▶ _DIRECTIONS_: Retype the lines beneath this one, from the first through the line containing "s.set_linewidth(1.8)". Pictures are left out.

▶ _EXERCISE DATA_:
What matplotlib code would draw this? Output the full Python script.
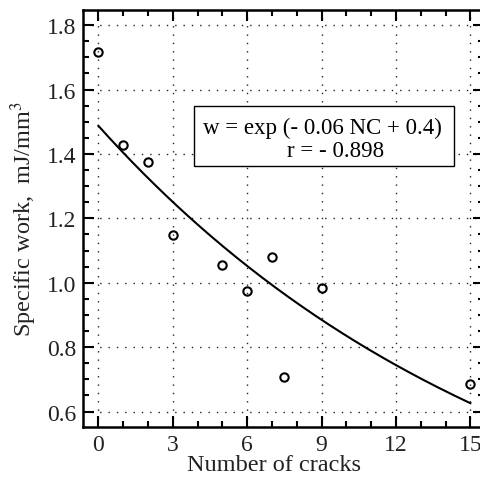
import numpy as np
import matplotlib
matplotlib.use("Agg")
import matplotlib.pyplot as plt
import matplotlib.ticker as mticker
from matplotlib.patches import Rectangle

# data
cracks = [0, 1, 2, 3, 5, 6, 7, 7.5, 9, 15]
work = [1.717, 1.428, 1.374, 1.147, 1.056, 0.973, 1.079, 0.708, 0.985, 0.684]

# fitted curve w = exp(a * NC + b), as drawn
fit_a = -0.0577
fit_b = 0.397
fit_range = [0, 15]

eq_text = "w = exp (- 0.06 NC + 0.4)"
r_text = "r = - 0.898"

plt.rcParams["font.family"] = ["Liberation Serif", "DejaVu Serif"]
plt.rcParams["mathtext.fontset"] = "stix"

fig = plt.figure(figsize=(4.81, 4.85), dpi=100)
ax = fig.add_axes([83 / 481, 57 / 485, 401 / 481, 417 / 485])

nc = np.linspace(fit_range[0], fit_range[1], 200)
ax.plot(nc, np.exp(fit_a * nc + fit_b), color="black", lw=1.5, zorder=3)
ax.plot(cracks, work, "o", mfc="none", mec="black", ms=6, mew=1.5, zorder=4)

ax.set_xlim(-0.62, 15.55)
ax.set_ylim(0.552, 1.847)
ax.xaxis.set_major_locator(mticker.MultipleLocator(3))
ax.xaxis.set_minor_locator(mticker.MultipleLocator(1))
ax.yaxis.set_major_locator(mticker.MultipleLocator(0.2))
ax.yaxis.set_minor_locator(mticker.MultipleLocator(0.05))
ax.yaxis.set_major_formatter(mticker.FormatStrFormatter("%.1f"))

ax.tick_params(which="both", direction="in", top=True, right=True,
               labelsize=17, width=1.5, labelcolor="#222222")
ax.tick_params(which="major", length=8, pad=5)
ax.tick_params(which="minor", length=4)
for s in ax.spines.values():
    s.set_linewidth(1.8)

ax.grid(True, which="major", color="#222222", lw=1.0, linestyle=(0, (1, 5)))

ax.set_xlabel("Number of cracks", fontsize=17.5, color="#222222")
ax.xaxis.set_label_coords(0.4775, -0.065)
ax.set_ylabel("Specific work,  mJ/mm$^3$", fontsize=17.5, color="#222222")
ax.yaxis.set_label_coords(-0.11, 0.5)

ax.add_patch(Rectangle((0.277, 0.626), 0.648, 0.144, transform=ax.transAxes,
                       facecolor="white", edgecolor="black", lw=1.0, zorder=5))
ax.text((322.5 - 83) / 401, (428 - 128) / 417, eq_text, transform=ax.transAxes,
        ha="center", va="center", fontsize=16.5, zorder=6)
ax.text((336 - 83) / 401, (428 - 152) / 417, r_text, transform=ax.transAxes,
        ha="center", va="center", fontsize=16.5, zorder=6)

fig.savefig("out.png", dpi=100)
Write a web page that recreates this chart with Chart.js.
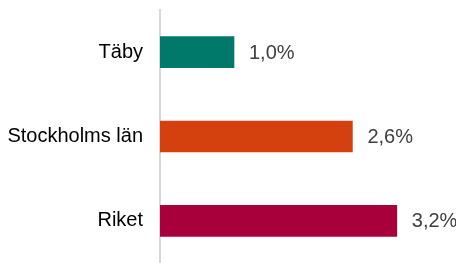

▶ _RESULT_:
What matplotlib code would draw this? Output the full Python script.
import numpy as np
import matplotlib
matplotlib.use("Agg")
import matplotlib.pyplot as plt
import matplotlib.ticker as mticker
from matplotlib.patches import Rectangle

# data
cracks = [0, 1, 2, 3, 5, 6, 7, 7.5, 9, 15]
work = [1.717, 1.428, 1.374, 1.147, 1.056, 0.973, 1.079, 0.708, 0.985, 0.684]

# fitted curve w = exp(a * NC + b), as drawn
fit_a = -0.0577
fit_b = 0.397
fit_range = [0, 15]

eq_text = "w = exp (- 0.06 NC + 0.4)"
r_text = "r = - 0.898"

plt.rcParams["font.family"] = ["Liberation Serif", "DejaVu Serif"]
plt.rcParams["mathtext.fontset"] = "stix"

fig = plt.figure(figsize=(4.81, 4.85), dpi=100)
ax = fig.add_axes([83 / 481, 57 / 485, 401 / 481, 417 / 485])

nc = np.linspace(fit_range[0], fit_range[1], 200)
ax.plot(nc, np.exp(fit_a * nc + fit_b), color="black", lw=1.5, zorder=3)
ax.plot(cracks, work, "o", mfc="none", mec="black", ms=6, mew=1.5, zorder=4)

ax.set_xlim(-0.62, 15.55)
ax.set_ylim(0.552, 1.847)
ax.xaxis.set_major_locator(mticker.MultipleLocator(3))
ax.xaxis.set_minor_locator(mticker.MultipleLocator(1))
ax.yaxis.set_major_locator(mticker.MultipleLocator(0.2))
ax.yaxis.set_minor_locator(mticker.MultipleLocator(0.05))
ax.yaxis.set_major_formatter(mticker.FormatStrFormatter("%.1f"))

ax.tick_params(which="both", direction="in", top=True, right=True,
               labelsize=17, width=1.5, labelcolor="#222222")
ax.tick_params(which="major", length=8, pad=5)
ax.tick_params(which="minor", length=4)
for s in ax.spines.values():
    s.set_linewidth(1.8)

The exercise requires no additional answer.